The paths throughout the field were lined with aluminum siding painted green, red, and white.
Trees grew around the periphery, and we often stooped under branches as we walked. Sometimes the slopes were steep, and we had to lower ourselves into the field by gripping the metal frames that crisscrossed the fields like an oversized jungle gym.

In Yuan-cheng’s childhood, the land had once been used to grow produce: apples and peaches and persimmons. In designated parts, it still did. After our tour of the fields, as we awaited the descent in the chairlift, Yuan-cheng’s wife brought out a plastic container of sliced pears, crisp and sweet. We dropped the cores into the valley below, allowing them to decompose and return to the soil.

I recorded a video of the ride down the chairlift, wondering aloud if an ill-timed fall would be covered by health insurance. Wind buffeted my face as I focused on my iPhone’s screen, trying not to look at the view below, yet inevitably drawn to it. The crate in which I sat was dark brown where the paint had worn off; the iron bars that constituted its base were spaced several inches apart, leaving gaps as wide as my feet.
When all that separates you from the plummet is a metal frame, you notice its every detail.

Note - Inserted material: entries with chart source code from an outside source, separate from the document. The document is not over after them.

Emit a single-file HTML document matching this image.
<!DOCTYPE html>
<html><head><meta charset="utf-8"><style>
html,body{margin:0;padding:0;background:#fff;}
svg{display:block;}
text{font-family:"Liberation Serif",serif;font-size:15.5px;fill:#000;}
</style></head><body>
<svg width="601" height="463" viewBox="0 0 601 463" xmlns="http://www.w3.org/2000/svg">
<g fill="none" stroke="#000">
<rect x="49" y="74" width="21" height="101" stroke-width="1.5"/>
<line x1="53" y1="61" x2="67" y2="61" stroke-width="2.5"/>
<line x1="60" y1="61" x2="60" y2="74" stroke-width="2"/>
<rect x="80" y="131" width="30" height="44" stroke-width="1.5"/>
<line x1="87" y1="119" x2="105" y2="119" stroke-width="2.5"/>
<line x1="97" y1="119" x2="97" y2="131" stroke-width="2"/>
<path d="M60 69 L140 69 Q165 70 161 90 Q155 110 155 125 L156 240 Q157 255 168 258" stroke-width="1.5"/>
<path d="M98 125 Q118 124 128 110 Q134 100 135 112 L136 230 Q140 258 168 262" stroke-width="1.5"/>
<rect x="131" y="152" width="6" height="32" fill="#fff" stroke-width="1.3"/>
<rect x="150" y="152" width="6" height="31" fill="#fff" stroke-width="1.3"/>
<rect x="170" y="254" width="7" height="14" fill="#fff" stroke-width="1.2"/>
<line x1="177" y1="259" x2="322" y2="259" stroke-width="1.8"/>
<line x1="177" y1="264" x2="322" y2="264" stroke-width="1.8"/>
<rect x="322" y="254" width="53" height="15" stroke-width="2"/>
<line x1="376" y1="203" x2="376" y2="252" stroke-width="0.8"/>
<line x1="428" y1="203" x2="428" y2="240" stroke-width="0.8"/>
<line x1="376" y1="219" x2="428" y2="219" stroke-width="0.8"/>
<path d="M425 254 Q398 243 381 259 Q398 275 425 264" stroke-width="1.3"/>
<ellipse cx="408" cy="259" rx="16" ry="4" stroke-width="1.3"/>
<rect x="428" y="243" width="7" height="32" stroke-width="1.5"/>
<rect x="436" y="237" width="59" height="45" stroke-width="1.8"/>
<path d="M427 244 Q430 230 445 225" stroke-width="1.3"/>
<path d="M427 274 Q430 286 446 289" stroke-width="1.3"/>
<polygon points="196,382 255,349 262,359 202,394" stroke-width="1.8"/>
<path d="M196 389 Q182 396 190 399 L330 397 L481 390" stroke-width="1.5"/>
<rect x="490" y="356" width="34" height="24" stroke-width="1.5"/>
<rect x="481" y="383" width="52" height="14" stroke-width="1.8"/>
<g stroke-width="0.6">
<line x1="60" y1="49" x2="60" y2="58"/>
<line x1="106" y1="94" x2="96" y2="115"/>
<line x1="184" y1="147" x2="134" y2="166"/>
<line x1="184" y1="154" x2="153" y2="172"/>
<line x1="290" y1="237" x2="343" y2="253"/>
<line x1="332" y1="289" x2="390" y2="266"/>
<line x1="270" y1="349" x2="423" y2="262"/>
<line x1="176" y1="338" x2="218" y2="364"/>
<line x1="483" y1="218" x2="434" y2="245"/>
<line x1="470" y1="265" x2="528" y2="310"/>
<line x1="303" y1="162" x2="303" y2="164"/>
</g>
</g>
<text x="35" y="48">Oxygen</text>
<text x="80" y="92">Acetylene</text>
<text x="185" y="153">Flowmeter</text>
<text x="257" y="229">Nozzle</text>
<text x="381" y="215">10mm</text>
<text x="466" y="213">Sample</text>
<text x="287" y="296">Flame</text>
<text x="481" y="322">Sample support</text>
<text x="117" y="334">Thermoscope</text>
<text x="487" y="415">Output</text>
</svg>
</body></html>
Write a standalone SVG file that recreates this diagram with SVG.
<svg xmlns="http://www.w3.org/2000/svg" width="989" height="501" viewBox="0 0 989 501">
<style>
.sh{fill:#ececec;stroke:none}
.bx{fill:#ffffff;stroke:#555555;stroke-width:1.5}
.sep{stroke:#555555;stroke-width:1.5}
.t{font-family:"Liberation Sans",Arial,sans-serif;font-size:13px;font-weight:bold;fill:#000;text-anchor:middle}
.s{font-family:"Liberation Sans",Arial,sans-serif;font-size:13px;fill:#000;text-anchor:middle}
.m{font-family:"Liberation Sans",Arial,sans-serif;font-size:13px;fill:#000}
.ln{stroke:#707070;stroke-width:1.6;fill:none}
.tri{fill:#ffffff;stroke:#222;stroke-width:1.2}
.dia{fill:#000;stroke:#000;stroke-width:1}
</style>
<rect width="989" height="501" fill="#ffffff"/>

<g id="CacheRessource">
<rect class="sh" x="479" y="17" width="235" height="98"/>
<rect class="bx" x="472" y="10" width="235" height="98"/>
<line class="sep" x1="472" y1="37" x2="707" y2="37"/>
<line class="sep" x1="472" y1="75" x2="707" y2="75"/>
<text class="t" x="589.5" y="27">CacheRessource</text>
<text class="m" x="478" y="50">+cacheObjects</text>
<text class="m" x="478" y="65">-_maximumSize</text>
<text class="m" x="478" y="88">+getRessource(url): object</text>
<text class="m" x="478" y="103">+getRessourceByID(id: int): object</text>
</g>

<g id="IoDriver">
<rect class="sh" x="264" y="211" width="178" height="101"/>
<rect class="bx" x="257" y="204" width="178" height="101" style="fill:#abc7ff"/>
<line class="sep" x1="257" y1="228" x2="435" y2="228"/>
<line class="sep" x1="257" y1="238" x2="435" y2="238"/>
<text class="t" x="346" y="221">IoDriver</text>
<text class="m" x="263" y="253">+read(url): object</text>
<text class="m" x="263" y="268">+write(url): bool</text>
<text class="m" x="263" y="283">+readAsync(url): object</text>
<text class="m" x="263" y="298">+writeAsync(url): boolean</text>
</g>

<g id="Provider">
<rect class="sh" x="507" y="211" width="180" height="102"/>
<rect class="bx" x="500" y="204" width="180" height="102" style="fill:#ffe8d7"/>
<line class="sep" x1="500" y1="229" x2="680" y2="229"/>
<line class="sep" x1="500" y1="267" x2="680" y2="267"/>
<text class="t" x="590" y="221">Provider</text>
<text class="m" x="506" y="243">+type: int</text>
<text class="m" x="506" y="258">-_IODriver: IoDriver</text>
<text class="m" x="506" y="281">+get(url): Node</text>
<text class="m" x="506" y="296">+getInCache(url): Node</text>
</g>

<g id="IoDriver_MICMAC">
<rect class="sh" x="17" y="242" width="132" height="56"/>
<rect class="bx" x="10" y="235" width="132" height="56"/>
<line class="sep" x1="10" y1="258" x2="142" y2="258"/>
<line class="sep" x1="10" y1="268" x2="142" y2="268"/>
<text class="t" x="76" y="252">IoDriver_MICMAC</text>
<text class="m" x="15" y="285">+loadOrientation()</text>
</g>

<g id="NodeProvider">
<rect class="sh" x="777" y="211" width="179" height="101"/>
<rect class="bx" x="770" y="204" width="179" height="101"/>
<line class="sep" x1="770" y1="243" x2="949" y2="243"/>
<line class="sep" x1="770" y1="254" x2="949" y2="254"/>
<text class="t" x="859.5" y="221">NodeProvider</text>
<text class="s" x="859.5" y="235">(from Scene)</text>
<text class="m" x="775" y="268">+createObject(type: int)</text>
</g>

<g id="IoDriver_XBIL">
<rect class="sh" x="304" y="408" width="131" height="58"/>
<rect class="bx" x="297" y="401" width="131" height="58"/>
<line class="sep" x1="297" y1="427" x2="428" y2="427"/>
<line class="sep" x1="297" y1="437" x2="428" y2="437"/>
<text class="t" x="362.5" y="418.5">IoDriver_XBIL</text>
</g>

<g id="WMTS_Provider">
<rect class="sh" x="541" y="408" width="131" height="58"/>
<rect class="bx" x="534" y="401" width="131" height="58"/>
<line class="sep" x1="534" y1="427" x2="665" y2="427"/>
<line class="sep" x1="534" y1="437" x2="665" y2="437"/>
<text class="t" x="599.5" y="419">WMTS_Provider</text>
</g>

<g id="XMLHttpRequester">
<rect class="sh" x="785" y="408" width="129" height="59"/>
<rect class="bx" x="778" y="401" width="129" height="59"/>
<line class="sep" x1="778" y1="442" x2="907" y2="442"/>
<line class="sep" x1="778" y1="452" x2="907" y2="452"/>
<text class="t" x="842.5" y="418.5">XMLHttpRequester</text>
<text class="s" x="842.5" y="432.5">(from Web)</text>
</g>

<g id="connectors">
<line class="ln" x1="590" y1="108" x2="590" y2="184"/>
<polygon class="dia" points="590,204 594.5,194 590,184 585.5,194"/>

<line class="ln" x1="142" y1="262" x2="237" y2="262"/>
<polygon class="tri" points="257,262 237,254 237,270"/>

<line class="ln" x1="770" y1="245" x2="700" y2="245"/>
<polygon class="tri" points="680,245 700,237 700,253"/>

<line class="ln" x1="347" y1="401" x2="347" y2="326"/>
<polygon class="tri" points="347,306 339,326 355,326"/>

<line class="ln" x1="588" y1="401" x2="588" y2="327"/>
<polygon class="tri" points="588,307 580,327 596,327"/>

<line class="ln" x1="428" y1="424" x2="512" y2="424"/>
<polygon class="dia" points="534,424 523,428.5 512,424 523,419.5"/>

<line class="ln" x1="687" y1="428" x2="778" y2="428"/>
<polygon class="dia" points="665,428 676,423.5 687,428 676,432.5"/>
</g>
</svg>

We left the farm and drove down the mountain. We passed the 7-Eleven, the cabbage fields, the village we had seen from the mountains. At a rest stop, I woke up to a text from my friend, the flower-boy: “The thing you sat in was crazy! I want to ride in that, too.” In a hazy stream of consciousness, there appear pinpoints of clarity, like a constellation of stars, like mountains etched against the sky.